Short-term Maryland tax-free bonds edged lower in the second quarter of 2015 but held up better than taxable bonds. Munis fell with Treasuries in response to rising long-term interest rates, a strengthening economy, and concerns that the Federal Reserve-which kept short-term rates steady during the quarter-would begin raising interest rates sometime in 2015. Light issuance and solid demand for tax-free income provided support for the municipal market. Late in the quarter, bonds issued by Puerto Rico fell sharply following an acknowledgement by its governor that the commonwealth's debt was "not payable."
The Maryland Short-Term Tax-Free Bond Fund returned −0.02% in the quarter compared with −0.21% for the Lipper Short Municipal Debt Funds Average. For the 12 months ended June 30, 2015, the fund returned 0.26% versus 0.19% for the Lipper Short Municipal Debt Funds Average. The fund's average annual total returns were 0.26%, 0.75%, and 1.84% for the 1-, 5-, and 10-year periods, respectively, as of June 30, 2015. The fund's expense ratio was 0.53% as of its fiscal year ended February 28, 2015.
For up-to-date standardized total returns, including the most recent month-end performance, please click on the Performance tab, above.
Current performance may be lower or higher than the quoted past performance, which cannot guarantee future results.
Share price, principal value, and return will vary and you may have a gain or loss when you sell your shares.
Our investment strategy was relatively unchanged over the past three months. In general, we prefer to own higher-yielding revenue sectors versus general obligation bonds, and we target a neutral interest rate posture for your fund relative to the benchmark. We have learned to adapt and adjust our investing strategy, as the periodic supply constraints in the short-maturity Maryland market can limit our flexibility at times. We have maintained a zero allocation to bonds issued by the Commonwealth of Puerto Rico, which are triple tax-free for Marylanders but too risky, in our view.
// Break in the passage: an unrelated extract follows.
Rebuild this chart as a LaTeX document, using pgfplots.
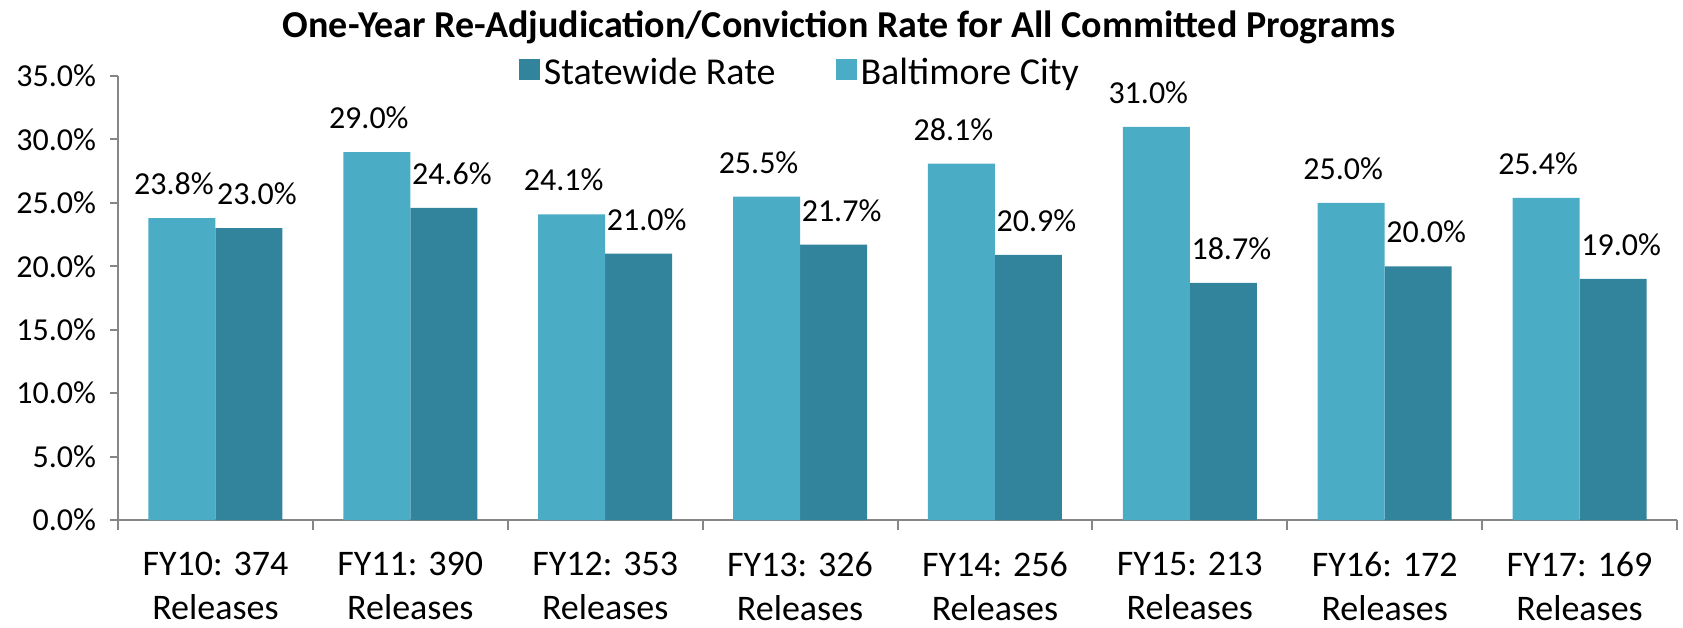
\documentclass[border=0pt]{standalone}
\usepackage{fontspec}
\setmainfont{Carlito}
\usepackage{pgfplots}
\pgfplotsset{compat=1.18}
\definecolor{cityblue}{HTML}{4BACC6}
\definecolor{statewide}{HTML}{31849B}
\definecolor{axisgray}{HTML}{868686}

\begin{document}
\begin{tikzpicture}
\begin{axis}[
  scale only axis,
  width=779.5pt, height=222pt,
  ybar,
  bar width=0.344,
  ymin=0, ymax=35,
  xmin=-0.5, xmax=7.5,
  ytick={0,5,...,35},
  xtick={0,...,7},
  xticklabels={FY10: 374\\Releases, FY11: 390\\Releases, FY12: 353\\Releases,
    FY13: 326\\Releases, FY14: 256\\Releases, FY15: 213\\Releases,
    FY16: 172\\Releases, FY17: 169\\Releases},
  minor xtick={-0.5,0.5,...,7.5},
  axis x line*=bottom, axis y line*=left,
  axis line style={axisgray, line width=1pt},
  tick align=outside,
  major x tick style={draw=none},
  major tick length=4pt,
  minor tick length=5pt,
  tick style={axisgray, line width=1pt},
  /pgf/number format/assume math mode=true,
  yticklabel={\pgfmathprintnumber[fixed,fixed zerofill,precision=1]{\tick}\%},
  y tick label style={font=\fontsize{16}{19}\selectfont, text=black, xshift=-3.5pt},
  x tick label style={font=\fontsize{18}{22}\selectfont, align=center, text=black, yshift=-8.5pt},
  nodes near coords={\pgfmathprintnumber[fixed,fixed zerofill,precision=1]{\pgfplotspointmeta}\%},
  nodes near coords style={font=\fontsize{16}{19}\selectfont, text=black, anchor=south, yshift=8pt},
  legend style={at={(0.438,1.007)}, anchor=center, draw=none, fill=none,
    legend columns=2, font=\fontsize{19}{23}\selectfont,
    /tikz/every even column/.append style={column sep=28pt}},
  legend image code/.code={\fill[#1] (0pt,-3.5pt) rectangle (10.5pt,7pt);},
  clip=false,
]
\addplot[fill=statewide, draw=none, bar shift=0.172,
  every node near coord/.append style={xshift=4pt}] coordinates {
  (0,23.0) (1,24.6) (2,21.0) (3,21.7) (4,20.9) (5,18.7) (6,20.0) (7,19.0)
};
\addlegendentry{Statewide Rate}
\addplot[fill=cityblue, draw=none, bar shift=-0.172,
  every node near coord/.append style={xshift=-4pt}] coordinates {
  (0,23.8) (1,29.0) (2,24.1) (3,25.5) (4,28.1) (5,31.0) (6,25.0) (7,25.4)
};
\addlegendentry{Baltimore City}

\node[font=\bfseries\fontsize{19}{23}\selectfont] at (rel axis cs:0.4625,1.110)
  {One-Year Re-Adjudication/Conviction Rate for All Committed Programs};
\coordinate (bbll) at (rel axis cs:-0.0757,-0.2432);
\coordinate (bbur) at (rel axis cs:1.00385,1.1712);
\end{axis}
\pgfresetboundingbox
\useasboundingbox (bbll) rectangle (bbur);
\end{tikzpicture}
\end{document}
We believe that the municipal bond market remains a high-quality market that offers good opportunities for long-term investors seeking tax-free income. While fundamentals are sound, overall, and technical support should persist, there could be hurdles later in 2015. In particular, with the Fed preparing to tighten monetary policy, we are mindful that rising rates would likely weaken the appetite for bonds with higher interest rate risk. However, with the Fed likely to act cautiously, the transition to higher rates may not be as painful as some fear. Ultimately, we believe T. Rowe Price's independent credit research is our greatest strength and will remain an asset for our investors as we navigate the current market environment.